Maryann Plunkett and Ciaran O'Reilly (photo credit: Carol Rosegg)
What Sean O’Casey’s political tragicomedy “Juno and
the Paycock” lacks in plot, it makes up for in characterization. Under Neil
Pepe’s splendid direction for the Irish Repertory Theatre, characterization
gets its due. Pepe, who is currently the Artistic Director of the Atlantic
Theater Company, has made the O’Casey play resound with a riveting ferocity. O’Casey
wrote the terrifically subversive play in 1924 eight years after the Easter
Uprising of 1916, and only two years after the terrible Civil War. He labeled
it rightly “a tragedy.”
That may be true enough, but the bracing lyrical humor
of its lowly Irish folk is expressed on such a high and impressively theatrical
plane that it serves to empower rather than to defuse their disconsolate lives
and the tragedies that befall them.
The story of a chaotic family that misguidedly lives
on credit in the false belief they have come into an inheritance is a doozy. The
play’s power in how it provides the full flavor of the Irishness that so richly
pervades and energizes this production. Enfolded within designer Charlie
Corcoran’s stunningly dingy set and enhanced by the dowdy costumes from co-designers
Linda Fisher and David Toserand, the major and peripheral players mine the
blasts of poetry even in the midst of the play’s abject realism.

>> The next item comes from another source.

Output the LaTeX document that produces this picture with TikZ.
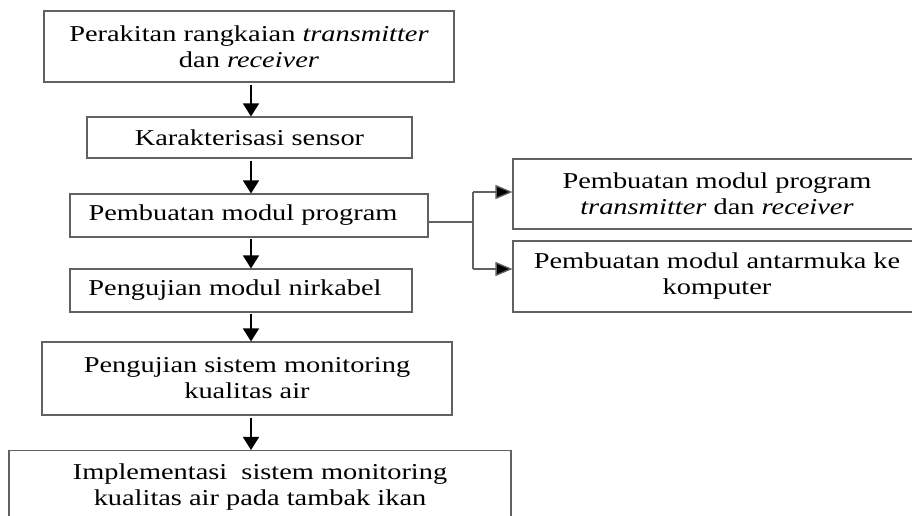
\documentclass[tikz,border=0pt]{standalone}
\usepackage{fontspec}
\setmainfont{Liberation Serif}[FakeStretch=1.25]
\usetikzlibrary{arrows.meta}
\begin{document}
\begin{tikzpicture}[x=1pt,y=-1pt,
  box/.style={draw=black!62, line width=1.1pt, inner sep=0pt, align=center,
    font=\fontsize{22.7}{26}\selectfont},
  arr/.style={line width=1.4pt, -{Triangle[width=16pt,length=13pt]}},
  link/.style={line width=1.3pt, draw=black!62},
  barr/.style={-{Triangle[width=14pt,length=17pt,fill=black]}}]
\useasboundingbox[fill=white] (0,0) rectangle (912,515);
\node[box, minimum width=410pt, minimum height=71pt] (b1) at (249,46.5)
  {Perakitan rangkaian \textit{transmitter}\\dan \textit{receiver}};
\node[box, minimum width=325pt, minimum height=41pt] (b2) at (249.5,137.5)
  {Karakterisasi sensor};
\node[box, minimum width=358pt, minimum height=43pt] (b3) at (249,215.5)
  {Pembuatan modul program\hspace*{12pt}};
\node[box, minimum width=342pt, minimum height=43pt] (b4) at (241,290.5)
  {Pengujian modul nirkabel\hspace*{12pt}};
\node[box, minimum width=410pt, minimum height=73pt] (b5) at (247,378.5)
  {Pengujian sistem monitoring\\kualitas air};
\node[box, minimum width=502pt, minimum height=73pt] (b6) at (260,487)
  {Implementasi\ \ sistem monitoring\\kualitas air pada tambak ikan};
\node[box, minimum width=408pt, minimum height=70pt] (r1) at (717,194)
  {Pembuatan modul program\\\textit{transmitter} dan \textit{receiver}};
\node[box, minimum width=408pt, minimum height=71pt] (r2) at (717,276.5)
  {Pembuatan modul antarmuka ke\\komputer};
\coordinate (ax) at (251,0);
\draw[arr, shorten <=2pt] (b1.south -| ax) -- (b2.north -| ax);
\draw[arr, shorten <=2pt] (b2.south -| ax) -- (b3.north -| ax);
\draw[arr, shorten <=1pt] (b3.south -| ax) -- (b4.north -| ax);
\draw[arr, shorten <=1pt] (b4.south -| ax) -- (b5.north -| ax);
\draw[arr, shorten <=2pt] (b5.south -| ax) -- (b6.north -| ax);
\coordinate (j) at (473,222);
\coordinate (jt) at (473,192);
\coordinate (jb) at (473,269);
\draw[link] (b3.east |- j) -- (j);
\draw[link] (jt) -- (jb);
\draw[link, barr] (jt) -- (r1.west |- jt);
\draw[link, barr] (jb) -- (r2.west |- jb);
\end{tikzpicture}
\end{document}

Maryann Plunkett’s tough-love-performance as Juno the
razor-sharp wife and mother of an impoverished Dublin family is extraordinary
in its poignant simplicity. It frames Juno’s passionately Catholic instincts with
the stirring sobriety of her pagan goddess namesake. Ciaran O’Reilly is vaingloriously
blustery as the ale-bloated blarney-spouting Captain Jack Boyle, the “Paycock”
who, citing the questionable pains in his legs as an excuse, refuses to look
for work even when it falls into his lap.
As Joxer Daly, the Captain’s drinking partner, John
Keating suggests the duplicity of fragile relationships, as he polishes off
more than poetic quotations and half-remembered songs. Ed Malone gives a
passionate and poignant portrayal of the wounded son Johnny, who suffers from
nightmares and hallucinations, but who has more to worry about when his
allegiance to the Irish Republican Brotherhood is questioned.
Sarah Street affixes a beautifully plaintive courage
to the role of Mary, the family’s main provider and a member of the currently
striking union. Spurning her ardent wooer Jerry Devine (Harry Smith),Mary is
seduced and abandoned by Charles Bentham (slickly played by James Russell), a
school-teacher and lawyer who brings the news of Jack’s inheritance, and
without warning leaves town when the windfall falls through.
The play has its melodramatic digressions, such as the
extended scene in which the mourning Mrs. Tancred, (wrenchingly played by Una
Clancy) details the murder of her activist son to the Boyle family while on the
way to his funeral. The somber tone is well times put a damper on an impromptu songfest in which the
Boyles and their obstreperous neighbor Maisie Madigan (a terrific Terry
Donnelly) display a little harmonic a capella virtuosity.
But it remains for the virtuosity of O’Casey’s writing
to take us from boisterous comedy to dispiriting situations, to tragic results,
and yet leave us with a sense of the heroic. This, in the person of Juno, who,
unlike her loafer of a husband, sees “the whole world in a state o chassis!” (a
corruption of the word chaos) and remains indomitable and a survivor.